Two components handle processing in a computer: the central processing unit, or CPU, and the memory. They are located on the computer’s motherboard, the circuit board that connects the CPU to the other hardware devices.
The CPU, or processor, is the place where data is manipulated. In a personal computer, the processor usually consists of one or more microprocessors (sometimes called “chips”) which are slivers of silicon or other material with many tiny electronic circuits. The CPU has two basic parts: the control unit and the arithmetic logic unit.
The Control Unit
All the computer’s resources are managed from the control unit. The control unit directs the flow of data through the CPU, and to and from other devices. The CPU’s instructions for carrying out commands are built into the control unit. The instructions, or instruction set, list all the operations that the CPU can perform. Each instruction in the instruction set is expressed in microcode – a series of basic directions that tells the CPU how to execute more complex operations.

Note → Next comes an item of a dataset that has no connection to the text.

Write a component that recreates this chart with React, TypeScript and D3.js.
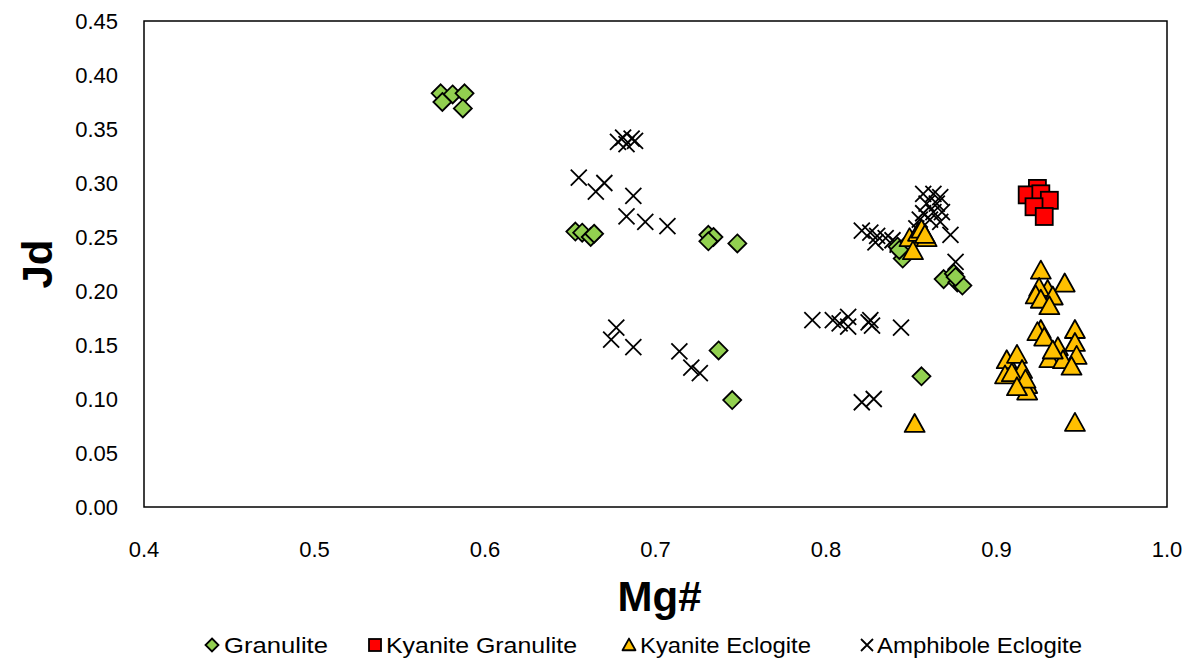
import React from "react";
import * as d3 from "d3";

const xTicks = [0.4, 0.5, 0.6, 0.7, 0.8, 0.9, 1.0];
const yTicks = [0, 0.05, 0.1, 0.15, 0.2, 0.25, 0.3, 0.35, 0.4, 0.45];

const granulite: [number, number][] = [
  [0.574, 0.383], [0.581, 0.382], [0.588, 0.383], [0.575, 0.375], [0.587, 0.369],
  [0.653, 0.255], [0.657, 0.254], [0.662, 0.25], [0.664, 0.253],
  [0.731, 0.252], [0.734, 0.25], [0.731, 0.246], [0.748, 0.244],
  [0.737, 0.145], [0.745, 0.099], [0.856, 0.121],
  [0.842, 0.241], [0.845, 0.235], [0.845, 0.23], [0.843, 0.238],
  [0.869, 0.211], [0.875, 0.216], [0.877, 0.208], [0.88, 0.205], [0.876, 0.213],
];

const kyaniteGranulite: [number, number][] = [
  [0.924, 0.295], [0.918, 0.289], [0.926, 0.29], [0.931, 0.284], [0.922, 0.278], [0.928, 0.269],
];

const kyaniteEclogite: [number, number][] = [
  [0.849, 0.249], [0.854, 0.254], [0.856, 0.257], [0.859, 0.249], [0.851, 0.237], [0.858, 0.252],
  [0.926, 0.219], [0.94, 0.207], [0.93, 0.201], [0.925, 0.203], [0.923, 0.196], [0.933, 0.195], [0.926, 0.192], [0.931, 0.186],
  [0.926, 0.164], [0.924, 0.162], [0.928, 0.157], [0.946, 0.164], [0.936, 0.148], [0.931, 0.137], [0.946, 0.152],
  [0.947, 0.14], [0.939, 0.136], [0.944, 0.13], [0.933, 0.145],
  [0.906, 0.136], [0.912, 0.141], [0.905, 0.122], [0.915, 0.127], [0.909, 0.124], [0.918, 0.113], [0.918, 0.107],
  [0.917, 0.118], [0.912, 0.111],
  [0.852, 0.077], [0.946, 0.078],
];

const amphiboleEclogite: [number, number][] = [
  [0.678, 0.338], [0.681, 0.342], [0.683, 0.336], [0.686, 0.341], [0.688, 0.339],
  [0.655, 0.305], [0.665, 0.292], [0.67, 0.3], [0.687, 0.288], [0.683, 0.269], [0.694, 0.264], [0.707, 0.26],
  [0.677, 0.166], [0.674, 0.155], [0.687, 0.148], [0.714, 0.144], [0.721, 0.129], [0.726, 0.124],
  [0.792, 0.173], [0.804, 0.173], [0.808, 0.17], [0.813, 0.176], [0.813, 0.167], [0.825, 0.171], [0.827, 0.168],
  [0.826, 0.173], [0.844, 0.166],
  [0.821, 0.097], [0.828, 0.1],
  [0.821, 0.256], [0.826, 0.254], [0.83, 0.251], [0.835, 0.249], [0.839, 0.247], [0.829, 0.245], [0.842, 0.243],
  [0.857, 0.29], [0.863, 0.29], [0.867, 0.287], [0.859, 0.281], [0.865, 0.281], [0.857, 0.272], [0.863, 0.273],
  [0.868, 0.273], [0.861, 0.266], [0.867, 0.264], [0.873, 0.252], [0.855, 0.266], [0.853, 0.258], [0.876, 0.227],
];

const legendLabels = ["Granulite", "Kyanite Granulite", "Kyanite Eclogite", "Amphibole Eclogite"];

const W = 1199;
const H = 663;
const M = { left: 144, top: 21, right: 1167, bottom: 507 };
const FONT = "'Liberation Sans', Arial, sans-serif";

function Diamond({ cx, cy, r }: { cx: number; cy: number; r: number }) {
  return (
    <path
      d={`M${cx},${cy - r}L${cx + r},${cy}L${cx},${cy + r}L${cx - r},${cy}Z`}
      fill="#92d050"
      stroke="#000"
      strokeWidth={1.8}
    />
  );
}
function Square({ cx, cy, s }: { cx: number; cy: number; s: number }) {
  return <rect x={cx - s / 2} y={cy - s / 2} width={s} height={s} fill="#ff0000" stroke="#000" strokeWidth={1.8} />;
}
function Triangle({ cx, cy, s }: { cx: number; cy: number; s: number }) {
  const h = s * 0.9;
  return (
    <path
      d={`M${cx},${cy - h * 0.55}L${cx + s / 2},${cy + h * 0.45}L${cx - s / 2},${cy + h * 0.45}Z`}
      fill="#ffc000"
      stroke="#000"
      strokeWidth={1.8}
      strokeLinejoin="round"
    />
  );
}
function Cross({ cx, cy, r }: { cx: number; cy: number; r: number }) {
  return (
    <path
      d={`M${cx - r},${cy - r}L${cx + r},${cy + r}M${cx - r},${cy + r}L${cx + r},${cy - r}`}
      stroke="#000"
      strokeWidth={1.8}
      fill="none"
    />
  );
}

export default function App() {
  const x = d3.scaleLinear().domain([0.4, 1.0]).range([M.left, M.right]);
  const y = d3.scaleLinear().domain([0, 0.45]).range([M.bottom, M.top]);

  const legendX = [205, 374, 628, 867];
  const legendTextX = [224, 386, 640, 877];
  const legendTextLen = [104, 191, 171, 205];
  const ly = 645;

  return (
    <div style={{ position: "absolute", left: 0, top: 0 }}>
      <svg width={W} height={H} style={{ display: "block", background: "#fff" }}>
        <rect x={0} y={0} width={W} height={H} fill="#fff" />
        {/* y tick labels */}
        {yTicks.map((t) => (
          <text key={"y" + t} x={118} y={y(t)} dy="0.35em" textAnchor="end" fontFamily={FONT} fontSize={22} fill="#000">
            {d3.format(".2f")(t)}
          </text>
        ))}
        {/* x tick labels */}
        {xTicks.map((t) => (
          <text key={"x" + t} x={x(t)} y={549} dy="0.35em" textAnchor="middle" fontFamily={FONT} fontSize={22} fill="#000">
            {d3.format(".1f")(t)}
          </text>
        ))}
        {/* axis titles */}
        <text
          transform={`translate(37,${(M.top + M.bottom) / 2}) rotate(-90)`}
          textAnchor="middle"
          dy="0.35em"
          fontFamily={FONT}
          fontWeight="bold"
          fontSize={42}
        >
          Jd
        </text>
        <text x={(M.left + M.right) / 2 + 4} y={596} textAnchor="middle" dy="0.35em" fontFamily={FONT} fontWeight="bold" fontSize={42}>
          Mg#
        </text>

        {/* markers */}
        <g>
          {amphiboleEclogite.map((d, i) => (
            <Cross key={"a" + i} cx={x(d[0])} cy={y(d[1])} r={8} />
          ))}
          {granulite.map((d, i) => (
            <Diamond key={"g" + i} cx={x(d[0])} cy={y(d[1])} r={9} />
          ))}
          {kyaniteGranulite.map((d, i) => (
            <Square key={"k" + i} cx={x(d[0])} cy={y(d[1])} s={17} />
          ))}
          {kyaniteEclogite.map((d, i) => (
            <Triangle key={"e" + i} cx={x(d[0])} cy={y(d[1])} s={20} />
          ))}
        </g>

        {/* plot border */}
        <rect
          x={M.left}
          y={M.top}
          width={M.right - M.left}
          height={M.bottom - M.top}
          fill="none"
          stroke="#000"
          strokeWidth={1.5}
        />

        {/* legend */}
        <Diamond cx={legendX[0] + 7} cy={ly} r={6.5} />
        <Square cx={legendX[1] + 1} cy={ly} s={12} />
        <Triangle cx={legendX[2] + 1} cy={ly} s={13} />
        <Cross cx={legendX[3]} cy={ly} r={6} />
        {legendLabels.map((l, i) => (
          <text
            key={l}
            x={legendTextX[i]}
            y={ly}
            dy="0.35em"
            fontFamily={FONT}
            fontSize={22}
            fill="#000"
            textLength={legendTextLen[i]}
            lengthAdjust="spacingAndGlyphs"
          >
            {l}
          </text>
        ))}
      </svg>
    </div>
  );
}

When the control unit encounters an instruction that involves arithmetic or logic, it passes that instruction to the second component of the CPU, the arithmetic logic unit, or ALU.
The Arithmetic Logic Unit
Because all computer data is stored as numbers, the processing involves comparing numbers or carrying out mathematical operations. The computer performs two types of operations: arithmetic operations and logical operations. Arithmetic operations include addition, subtraction, multiplication, and division. Logical operations include the following ones: “equal to”, “not equal to”, “greater than”, or “less than”. The ALU includes a group of registers – high-speed memory locations in the CPU that are used to hold the data currently being processed. For example, the control unit may load two numbers from memory into the registers in the ALU. Then it may tell the ALU to divide the two numbers (an arithmetic operation) or to see whether the numbers are equal (a logical operation). Each time the CPU executes an instruction, it takes a series of steps that is called a machine cycle. A machine cycle can be broken down into two smaller cycles: the instruction cycle and the execution cycle. During the instruction cycle the CPU takes two steps: fetching (the control unit retrieves, or “fetches”, a com-mand or data from the computer’s memory) and decoding (the control unit breaks down, or decodes, the command into instructions that correspond to those in the CPU’s instruction set.
At this point, the CPU is ready to begin the execution cycle. When the command is executed, the CPU carries out the instructions in order by converting them into microcode. The CPU may be required to store the results of an instruction in memory (but this condition is not always required).